» **Written request**
Copy exactly, and only, the lines between the line holding "Rebuild this diagram" and the line holding "(0,0) rectangle (1227,465);", inclusive; skip the pictures.

» **Data for this exercise**
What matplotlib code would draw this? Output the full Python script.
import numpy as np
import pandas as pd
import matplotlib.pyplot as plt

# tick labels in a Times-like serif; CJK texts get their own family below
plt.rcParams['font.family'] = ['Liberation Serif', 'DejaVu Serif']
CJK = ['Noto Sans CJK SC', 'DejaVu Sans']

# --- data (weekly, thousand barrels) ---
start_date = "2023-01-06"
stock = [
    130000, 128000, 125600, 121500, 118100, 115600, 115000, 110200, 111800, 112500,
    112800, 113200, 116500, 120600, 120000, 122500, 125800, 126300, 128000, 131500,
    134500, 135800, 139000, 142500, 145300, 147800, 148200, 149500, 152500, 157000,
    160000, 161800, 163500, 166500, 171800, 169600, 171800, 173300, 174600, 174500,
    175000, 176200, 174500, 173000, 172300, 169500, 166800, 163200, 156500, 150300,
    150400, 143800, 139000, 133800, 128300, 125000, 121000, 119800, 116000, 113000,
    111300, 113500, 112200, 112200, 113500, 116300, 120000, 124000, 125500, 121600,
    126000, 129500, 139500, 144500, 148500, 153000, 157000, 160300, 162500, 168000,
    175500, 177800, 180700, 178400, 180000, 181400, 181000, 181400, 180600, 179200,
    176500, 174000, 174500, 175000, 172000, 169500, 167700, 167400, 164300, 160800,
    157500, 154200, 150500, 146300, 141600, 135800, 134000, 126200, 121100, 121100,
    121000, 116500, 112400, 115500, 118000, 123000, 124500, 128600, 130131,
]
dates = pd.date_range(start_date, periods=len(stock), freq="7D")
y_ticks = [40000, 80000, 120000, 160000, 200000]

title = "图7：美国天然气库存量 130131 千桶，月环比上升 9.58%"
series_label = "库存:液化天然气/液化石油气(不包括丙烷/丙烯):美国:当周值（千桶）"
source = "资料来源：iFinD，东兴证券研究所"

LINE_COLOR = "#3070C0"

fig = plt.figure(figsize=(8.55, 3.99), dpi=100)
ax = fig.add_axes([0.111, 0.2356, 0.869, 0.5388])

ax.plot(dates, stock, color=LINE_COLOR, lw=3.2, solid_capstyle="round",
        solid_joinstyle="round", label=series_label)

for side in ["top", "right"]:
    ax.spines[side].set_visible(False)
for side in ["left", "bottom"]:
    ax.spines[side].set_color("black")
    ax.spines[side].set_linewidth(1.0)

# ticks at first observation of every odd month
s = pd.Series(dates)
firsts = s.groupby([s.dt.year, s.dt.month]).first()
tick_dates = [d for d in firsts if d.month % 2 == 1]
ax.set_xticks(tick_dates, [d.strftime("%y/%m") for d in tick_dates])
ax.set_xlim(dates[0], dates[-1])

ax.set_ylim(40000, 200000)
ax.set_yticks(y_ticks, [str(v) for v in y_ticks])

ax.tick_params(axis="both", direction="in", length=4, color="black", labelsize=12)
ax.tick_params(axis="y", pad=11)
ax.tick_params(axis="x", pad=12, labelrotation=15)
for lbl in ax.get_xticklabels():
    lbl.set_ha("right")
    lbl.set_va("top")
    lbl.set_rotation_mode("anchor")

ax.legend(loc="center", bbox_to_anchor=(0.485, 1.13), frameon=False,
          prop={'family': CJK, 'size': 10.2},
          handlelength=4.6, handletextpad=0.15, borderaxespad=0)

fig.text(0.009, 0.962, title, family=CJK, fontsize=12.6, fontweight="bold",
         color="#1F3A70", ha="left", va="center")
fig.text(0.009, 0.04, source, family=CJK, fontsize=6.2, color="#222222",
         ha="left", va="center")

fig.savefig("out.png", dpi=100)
---
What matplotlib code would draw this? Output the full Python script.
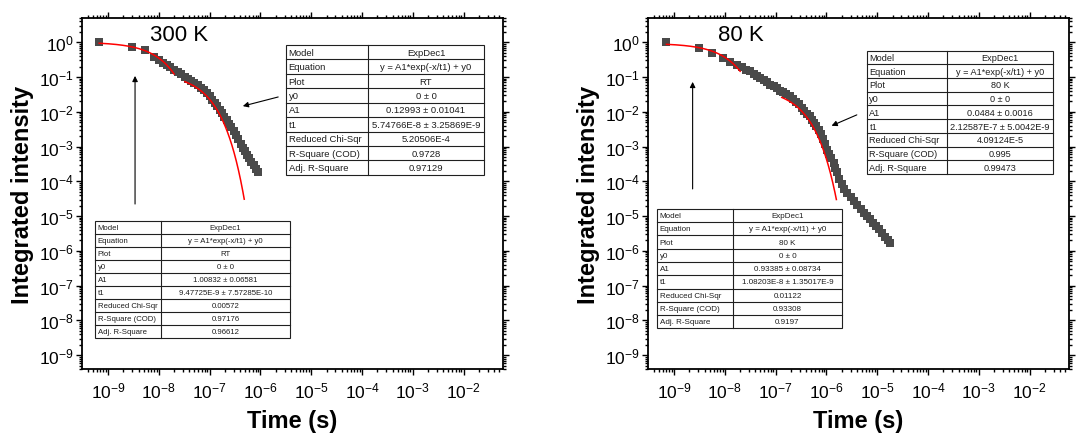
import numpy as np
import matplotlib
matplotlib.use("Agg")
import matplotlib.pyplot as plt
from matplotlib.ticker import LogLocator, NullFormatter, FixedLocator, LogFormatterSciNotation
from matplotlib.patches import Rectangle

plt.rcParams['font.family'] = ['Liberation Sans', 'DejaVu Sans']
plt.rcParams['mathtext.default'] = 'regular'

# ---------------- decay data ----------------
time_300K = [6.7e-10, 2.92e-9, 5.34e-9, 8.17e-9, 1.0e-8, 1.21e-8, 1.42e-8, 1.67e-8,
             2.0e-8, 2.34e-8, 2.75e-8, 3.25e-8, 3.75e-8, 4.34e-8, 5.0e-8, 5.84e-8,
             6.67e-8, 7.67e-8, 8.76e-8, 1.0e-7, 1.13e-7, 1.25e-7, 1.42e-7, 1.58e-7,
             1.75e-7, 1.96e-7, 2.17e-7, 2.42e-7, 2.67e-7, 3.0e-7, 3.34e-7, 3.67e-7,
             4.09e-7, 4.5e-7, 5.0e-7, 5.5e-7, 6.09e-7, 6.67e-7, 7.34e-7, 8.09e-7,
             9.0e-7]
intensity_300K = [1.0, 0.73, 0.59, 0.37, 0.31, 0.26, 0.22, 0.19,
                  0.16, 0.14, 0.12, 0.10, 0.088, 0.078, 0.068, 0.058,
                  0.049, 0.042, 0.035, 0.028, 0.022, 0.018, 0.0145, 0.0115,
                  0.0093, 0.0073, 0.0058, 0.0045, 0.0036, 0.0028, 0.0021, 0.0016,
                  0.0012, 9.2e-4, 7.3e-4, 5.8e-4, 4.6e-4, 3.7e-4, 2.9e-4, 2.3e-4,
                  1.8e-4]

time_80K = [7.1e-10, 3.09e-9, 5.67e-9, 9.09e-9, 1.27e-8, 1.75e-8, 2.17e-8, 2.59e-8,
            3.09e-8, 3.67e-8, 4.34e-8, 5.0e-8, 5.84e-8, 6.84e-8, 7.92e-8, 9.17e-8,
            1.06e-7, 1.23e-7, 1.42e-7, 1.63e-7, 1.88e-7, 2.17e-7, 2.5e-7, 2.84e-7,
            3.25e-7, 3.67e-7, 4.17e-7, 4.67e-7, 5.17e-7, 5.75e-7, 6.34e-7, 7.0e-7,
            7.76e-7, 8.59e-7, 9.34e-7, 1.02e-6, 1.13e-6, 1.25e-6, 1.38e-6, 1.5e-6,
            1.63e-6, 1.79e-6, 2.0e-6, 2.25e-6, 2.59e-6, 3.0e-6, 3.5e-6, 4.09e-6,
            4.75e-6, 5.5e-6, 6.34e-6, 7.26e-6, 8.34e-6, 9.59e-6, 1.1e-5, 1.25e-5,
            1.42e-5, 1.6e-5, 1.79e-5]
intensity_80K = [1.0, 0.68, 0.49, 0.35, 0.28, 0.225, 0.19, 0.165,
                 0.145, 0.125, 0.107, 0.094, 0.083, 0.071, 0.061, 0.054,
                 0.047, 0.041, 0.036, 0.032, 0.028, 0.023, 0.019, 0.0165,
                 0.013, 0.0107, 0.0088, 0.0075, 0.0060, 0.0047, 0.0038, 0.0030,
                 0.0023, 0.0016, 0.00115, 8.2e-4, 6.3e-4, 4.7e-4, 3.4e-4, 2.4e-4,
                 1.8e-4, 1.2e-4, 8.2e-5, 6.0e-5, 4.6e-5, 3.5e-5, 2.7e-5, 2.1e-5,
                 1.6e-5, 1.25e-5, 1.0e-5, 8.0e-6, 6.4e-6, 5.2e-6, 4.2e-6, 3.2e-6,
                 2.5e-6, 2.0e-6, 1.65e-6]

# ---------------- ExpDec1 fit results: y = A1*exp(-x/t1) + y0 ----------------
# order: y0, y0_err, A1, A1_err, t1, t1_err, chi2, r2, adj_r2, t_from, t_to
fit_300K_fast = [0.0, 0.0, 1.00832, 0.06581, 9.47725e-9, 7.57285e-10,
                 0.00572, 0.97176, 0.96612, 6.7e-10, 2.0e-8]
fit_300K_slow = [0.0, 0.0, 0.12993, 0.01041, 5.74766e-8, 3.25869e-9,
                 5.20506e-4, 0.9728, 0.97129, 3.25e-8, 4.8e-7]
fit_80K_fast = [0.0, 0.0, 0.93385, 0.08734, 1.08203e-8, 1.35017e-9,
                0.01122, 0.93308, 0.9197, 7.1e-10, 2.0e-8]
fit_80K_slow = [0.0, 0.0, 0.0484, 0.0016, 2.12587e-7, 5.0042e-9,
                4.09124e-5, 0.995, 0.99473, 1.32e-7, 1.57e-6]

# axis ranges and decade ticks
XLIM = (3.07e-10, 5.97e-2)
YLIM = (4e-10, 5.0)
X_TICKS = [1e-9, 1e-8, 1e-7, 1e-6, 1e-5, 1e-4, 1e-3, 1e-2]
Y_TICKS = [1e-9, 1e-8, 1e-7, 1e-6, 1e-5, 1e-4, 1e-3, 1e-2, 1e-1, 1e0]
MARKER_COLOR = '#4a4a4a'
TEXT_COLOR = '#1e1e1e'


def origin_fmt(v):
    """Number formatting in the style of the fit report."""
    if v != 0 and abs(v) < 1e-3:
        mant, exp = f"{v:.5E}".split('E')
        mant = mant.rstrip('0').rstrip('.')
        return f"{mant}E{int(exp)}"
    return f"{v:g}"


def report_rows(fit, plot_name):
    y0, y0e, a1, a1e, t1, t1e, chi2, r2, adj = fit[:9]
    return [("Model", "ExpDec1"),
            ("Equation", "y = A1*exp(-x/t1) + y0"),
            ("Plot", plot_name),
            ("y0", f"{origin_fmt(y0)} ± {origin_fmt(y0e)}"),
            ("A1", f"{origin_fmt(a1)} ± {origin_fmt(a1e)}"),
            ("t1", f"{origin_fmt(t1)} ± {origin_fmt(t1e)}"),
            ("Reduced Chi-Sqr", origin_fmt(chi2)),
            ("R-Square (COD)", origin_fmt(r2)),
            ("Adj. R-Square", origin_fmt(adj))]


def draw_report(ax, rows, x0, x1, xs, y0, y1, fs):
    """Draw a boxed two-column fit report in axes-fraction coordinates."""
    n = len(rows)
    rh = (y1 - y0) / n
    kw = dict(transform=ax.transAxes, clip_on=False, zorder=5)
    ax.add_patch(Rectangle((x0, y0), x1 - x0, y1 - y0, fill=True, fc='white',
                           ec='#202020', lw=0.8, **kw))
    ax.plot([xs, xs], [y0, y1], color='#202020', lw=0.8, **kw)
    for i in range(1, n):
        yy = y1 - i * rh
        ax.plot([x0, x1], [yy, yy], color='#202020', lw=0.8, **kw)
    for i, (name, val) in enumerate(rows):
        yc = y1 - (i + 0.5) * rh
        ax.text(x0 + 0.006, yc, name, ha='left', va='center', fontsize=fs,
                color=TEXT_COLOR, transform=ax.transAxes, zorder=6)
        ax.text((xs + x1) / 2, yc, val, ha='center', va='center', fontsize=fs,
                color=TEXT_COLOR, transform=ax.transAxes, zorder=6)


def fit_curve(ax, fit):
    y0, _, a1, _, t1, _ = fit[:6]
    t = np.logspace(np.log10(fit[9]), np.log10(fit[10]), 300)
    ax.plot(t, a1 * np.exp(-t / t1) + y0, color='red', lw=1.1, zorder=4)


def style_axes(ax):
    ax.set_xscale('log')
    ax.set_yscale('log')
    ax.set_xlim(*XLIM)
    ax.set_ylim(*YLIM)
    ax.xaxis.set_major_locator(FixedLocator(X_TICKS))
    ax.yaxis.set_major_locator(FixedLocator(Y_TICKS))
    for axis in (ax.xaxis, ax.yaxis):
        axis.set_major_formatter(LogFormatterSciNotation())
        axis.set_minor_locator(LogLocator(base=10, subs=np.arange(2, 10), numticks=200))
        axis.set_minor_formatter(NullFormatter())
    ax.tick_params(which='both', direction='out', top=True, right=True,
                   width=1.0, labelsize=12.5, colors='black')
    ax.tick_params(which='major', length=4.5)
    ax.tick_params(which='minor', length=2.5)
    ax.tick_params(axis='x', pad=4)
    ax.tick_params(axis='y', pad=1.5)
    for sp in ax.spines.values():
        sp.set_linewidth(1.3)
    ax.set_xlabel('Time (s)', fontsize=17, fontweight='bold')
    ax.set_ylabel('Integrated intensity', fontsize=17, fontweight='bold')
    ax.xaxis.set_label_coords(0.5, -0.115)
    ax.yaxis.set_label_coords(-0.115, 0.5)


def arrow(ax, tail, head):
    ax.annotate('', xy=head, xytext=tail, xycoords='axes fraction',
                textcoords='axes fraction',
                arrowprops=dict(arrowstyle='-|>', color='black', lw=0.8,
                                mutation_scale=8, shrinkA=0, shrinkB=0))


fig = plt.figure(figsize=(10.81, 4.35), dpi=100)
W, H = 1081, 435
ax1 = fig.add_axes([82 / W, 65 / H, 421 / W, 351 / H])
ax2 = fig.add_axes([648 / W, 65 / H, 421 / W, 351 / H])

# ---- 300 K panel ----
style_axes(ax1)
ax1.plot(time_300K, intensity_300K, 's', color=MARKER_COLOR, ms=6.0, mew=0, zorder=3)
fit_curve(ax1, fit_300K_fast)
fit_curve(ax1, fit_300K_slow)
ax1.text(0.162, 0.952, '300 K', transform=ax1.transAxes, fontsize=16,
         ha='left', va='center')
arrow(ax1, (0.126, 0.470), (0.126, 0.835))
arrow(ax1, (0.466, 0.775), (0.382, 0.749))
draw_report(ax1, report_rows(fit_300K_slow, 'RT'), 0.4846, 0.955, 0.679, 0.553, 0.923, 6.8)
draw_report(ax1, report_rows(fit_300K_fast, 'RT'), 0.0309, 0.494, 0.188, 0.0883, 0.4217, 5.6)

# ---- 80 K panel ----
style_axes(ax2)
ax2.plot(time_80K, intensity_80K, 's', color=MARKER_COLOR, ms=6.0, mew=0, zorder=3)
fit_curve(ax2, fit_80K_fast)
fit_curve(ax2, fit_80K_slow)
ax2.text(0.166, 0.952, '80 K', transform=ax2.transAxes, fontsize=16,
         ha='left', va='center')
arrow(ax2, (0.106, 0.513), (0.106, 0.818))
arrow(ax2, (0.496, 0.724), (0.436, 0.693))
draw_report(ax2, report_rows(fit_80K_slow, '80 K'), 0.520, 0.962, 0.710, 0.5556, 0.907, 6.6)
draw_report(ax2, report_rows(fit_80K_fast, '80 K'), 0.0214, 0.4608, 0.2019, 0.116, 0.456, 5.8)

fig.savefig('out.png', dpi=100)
--
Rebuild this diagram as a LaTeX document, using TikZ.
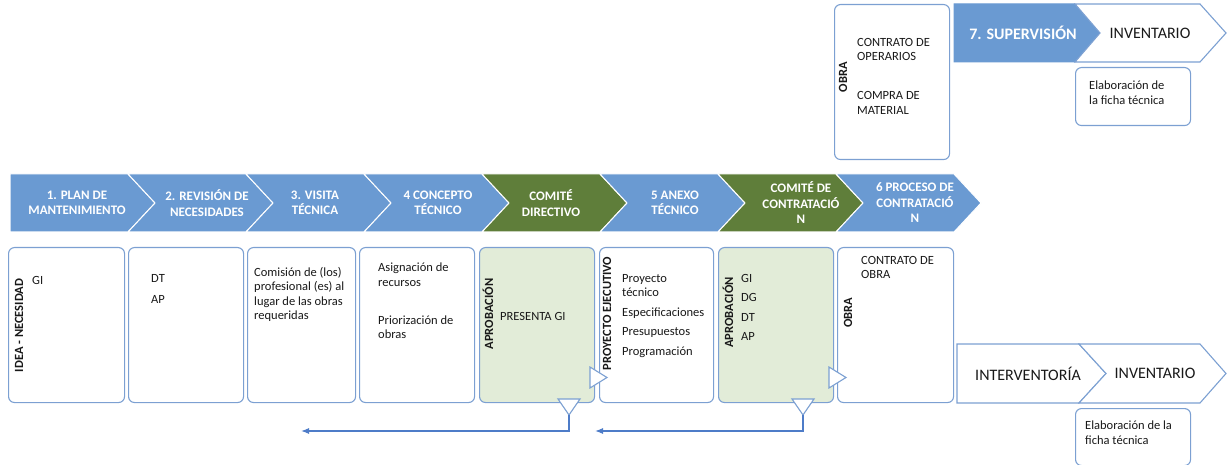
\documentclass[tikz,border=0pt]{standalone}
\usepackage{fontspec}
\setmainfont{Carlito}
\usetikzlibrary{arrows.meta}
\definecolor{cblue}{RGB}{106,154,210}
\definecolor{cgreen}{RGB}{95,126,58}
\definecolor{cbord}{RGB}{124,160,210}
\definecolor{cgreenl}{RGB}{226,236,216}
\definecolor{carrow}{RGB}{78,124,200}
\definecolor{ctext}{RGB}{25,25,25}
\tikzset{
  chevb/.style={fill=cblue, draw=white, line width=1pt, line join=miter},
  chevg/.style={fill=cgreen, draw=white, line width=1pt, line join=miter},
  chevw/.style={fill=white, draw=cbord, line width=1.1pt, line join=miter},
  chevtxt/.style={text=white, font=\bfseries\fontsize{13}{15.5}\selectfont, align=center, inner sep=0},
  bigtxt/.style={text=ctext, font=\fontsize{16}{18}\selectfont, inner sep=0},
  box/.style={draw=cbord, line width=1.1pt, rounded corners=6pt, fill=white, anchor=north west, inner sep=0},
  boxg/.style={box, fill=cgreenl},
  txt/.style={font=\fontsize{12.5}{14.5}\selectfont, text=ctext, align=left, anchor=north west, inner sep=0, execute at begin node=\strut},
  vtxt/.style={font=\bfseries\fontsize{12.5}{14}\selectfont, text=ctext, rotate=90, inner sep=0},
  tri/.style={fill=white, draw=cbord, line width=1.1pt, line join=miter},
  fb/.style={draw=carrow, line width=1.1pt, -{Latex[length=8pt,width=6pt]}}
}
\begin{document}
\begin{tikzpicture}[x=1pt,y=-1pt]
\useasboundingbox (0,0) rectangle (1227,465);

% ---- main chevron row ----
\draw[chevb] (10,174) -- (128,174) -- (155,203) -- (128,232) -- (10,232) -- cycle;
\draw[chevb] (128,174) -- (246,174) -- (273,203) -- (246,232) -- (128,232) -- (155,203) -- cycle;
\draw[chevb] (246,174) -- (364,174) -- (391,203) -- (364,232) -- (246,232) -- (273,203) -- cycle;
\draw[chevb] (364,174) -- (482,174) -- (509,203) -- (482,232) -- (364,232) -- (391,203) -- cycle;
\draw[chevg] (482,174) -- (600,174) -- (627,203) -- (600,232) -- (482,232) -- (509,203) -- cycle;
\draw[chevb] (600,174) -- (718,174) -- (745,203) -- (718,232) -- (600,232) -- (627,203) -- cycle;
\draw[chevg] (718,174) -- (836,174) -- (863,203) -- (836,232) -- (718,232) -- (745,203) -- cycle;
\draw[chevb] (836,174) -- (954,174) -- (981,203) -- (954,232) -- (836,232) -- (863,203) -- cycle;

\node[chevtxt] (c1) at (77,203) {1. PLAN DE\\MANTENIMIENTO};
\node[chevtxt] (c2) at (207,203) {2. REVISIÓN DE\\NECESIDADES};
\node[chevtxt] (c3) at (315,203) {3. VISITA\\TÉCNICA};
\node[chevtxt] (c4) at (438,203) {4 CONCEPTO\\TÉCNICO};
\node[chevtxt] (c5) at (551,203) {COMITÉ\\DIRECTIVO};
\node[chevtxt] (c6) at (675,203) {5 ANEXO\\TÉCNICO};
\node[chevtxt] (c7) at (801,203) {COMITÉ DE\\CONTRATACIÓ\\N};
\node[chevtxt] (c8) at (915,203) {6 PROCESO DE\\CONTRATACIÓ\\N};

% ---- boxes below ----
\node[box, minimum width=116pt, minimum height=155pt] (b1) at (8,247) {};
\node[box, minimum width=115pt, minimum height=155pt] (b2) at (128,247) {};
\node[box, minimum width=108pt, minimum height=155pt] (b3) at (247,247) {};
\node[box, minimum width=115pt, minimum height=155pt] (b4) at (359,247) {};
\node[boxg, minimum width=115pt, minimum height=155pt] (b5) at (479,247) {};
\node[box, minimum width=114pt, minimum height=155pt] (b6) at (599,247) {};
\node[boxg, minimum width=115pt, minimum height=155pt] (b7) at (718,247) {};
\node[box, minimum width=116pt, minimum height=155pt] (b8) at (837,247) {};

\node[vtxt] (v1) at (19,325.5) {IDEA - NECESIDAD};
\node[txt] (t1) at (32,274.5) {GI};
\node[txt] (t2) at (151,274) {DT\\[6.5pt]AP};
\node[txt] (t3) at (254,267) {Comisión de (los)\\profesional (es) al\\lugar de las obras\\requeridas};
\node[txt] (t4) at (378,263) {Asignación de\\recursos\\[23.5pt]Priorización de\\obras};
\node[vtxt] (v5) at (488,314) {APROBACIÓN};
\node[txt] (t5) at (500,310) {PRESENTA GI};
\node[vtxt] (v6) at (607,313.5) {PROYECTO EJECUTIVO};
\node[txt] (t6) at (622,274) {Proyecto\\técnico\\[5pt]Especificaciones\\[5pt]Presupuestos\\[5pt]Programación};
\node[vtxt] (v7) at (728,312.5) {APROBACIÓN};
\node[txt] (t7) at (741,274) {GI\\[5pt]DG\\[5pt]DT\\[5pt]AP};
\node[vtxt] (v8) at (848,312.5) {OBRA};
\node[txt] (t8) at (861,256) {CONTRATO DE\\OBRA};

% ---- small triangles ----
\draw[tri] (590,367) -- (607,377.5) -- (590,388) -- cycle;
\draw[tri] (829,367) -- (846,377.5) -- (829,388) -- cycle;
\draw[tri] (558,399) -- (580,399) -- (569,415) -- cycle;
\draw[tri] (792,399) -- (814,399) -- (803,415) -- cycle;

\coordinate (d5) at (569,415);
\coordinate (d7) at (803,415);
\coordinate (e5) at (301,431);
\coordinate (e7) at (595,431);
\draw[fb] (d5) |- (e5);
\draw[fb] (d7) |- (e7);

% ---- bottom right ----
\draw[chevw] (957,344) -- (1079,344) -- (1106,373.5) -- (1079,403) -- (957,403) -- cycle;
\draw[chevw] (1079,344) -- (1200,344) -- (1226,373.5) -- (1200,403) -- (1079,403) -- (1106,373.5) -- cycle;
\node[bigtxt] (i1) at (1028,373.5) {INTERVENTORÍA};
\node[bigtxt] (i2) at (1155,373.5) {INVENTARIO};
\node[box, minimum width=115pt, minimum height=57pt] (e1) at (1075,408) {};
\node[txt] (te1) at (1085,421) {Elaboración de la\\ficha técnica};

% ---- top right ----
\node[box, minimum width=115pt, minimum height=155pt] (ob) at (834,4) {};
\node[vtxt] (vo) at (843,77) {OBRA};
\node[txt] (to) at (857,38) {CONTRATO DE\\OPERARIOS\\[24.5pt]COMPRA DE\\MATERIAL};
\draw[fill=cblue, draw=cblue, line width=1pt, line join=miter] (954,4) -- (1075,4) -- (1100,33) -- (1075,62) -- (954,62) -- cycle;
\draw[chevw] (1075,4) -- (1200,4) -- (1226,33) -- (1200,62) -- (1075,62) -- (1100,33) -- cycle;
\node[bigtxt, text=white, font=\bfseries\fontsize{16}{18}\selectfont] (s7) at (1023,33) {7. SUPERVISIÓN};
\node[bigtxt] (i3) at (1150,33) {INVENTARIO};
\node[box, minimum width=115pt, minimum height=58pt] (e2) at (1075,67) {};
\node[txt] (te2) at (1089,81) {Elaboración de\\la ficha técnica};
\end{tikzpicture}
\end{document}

» **Result below**
Rebuild this diagram as a LaTeX document, using TikZ.
\documentclass[tikz,border=0pt]{standalone}
\usepackage{fontspec}
\setmainfont{Carlito}
\usetikzlibrary{arrows.meta}
\definecolor{cblue}{RGB}{106,154,210}
\definecolor{cgreen}{RGB}{95,126,58}
\definecolor{cbord}{RGB}{124,160,210}
\definecolor{cgreenl}{RGB}{226,236,216}
\definecolor{carrow}{RGB}{78,124,200}
\definecolor{ctext}{RGB}{25,25,25}
\tikzset{
  chevb/.style={fill=cblue, draw=white, line width=1pt, line join=miter},
  chevg/.style={fill=cgreen, draw=white, line width=1pt, line join=miter},
  chevw/.style={fill=white, draw=cbord, line width=1.1pt, line join=miter},
  chevtxt/.style={text=white, font=\bfseries\fontsize{13}{15.5}\selectfont, align=center, inner sep=0},
  bigtxt/.style={text=ctext, font=\fontsize{16}{18}\selectfont, inner sep=0},
  box/.style={draw=cbord, line width=1.1pt, rounded corners=6pt, fill=white, anchor=north west, inner sep=0},
  boxg/.style={box, fill=cgreenl},
  txt/.style={font=\fontsize{12.5}{14.5}\selectfont, text=ctext, align=left, anchor=north west, inner sep=0, execute at begin node=\strut},
  vtxt/.style={font=\bfseries\fontsize{12.5}{14}\selectfont, text=ctext, rotate=90, inner sep=0},
  tri/.style={fill=white, draw=cbord, line width=1.1pt, line join=miter},
  fb/.style={draw=carrow, line width=1.1pt, -{Latex[length=8pt,width=6pt]}}
}
\begin{document}
\begin{tikzpicture}[x=1pt,y=-1pt]
\useasboundingbox (0,0) rectangle (1227,465);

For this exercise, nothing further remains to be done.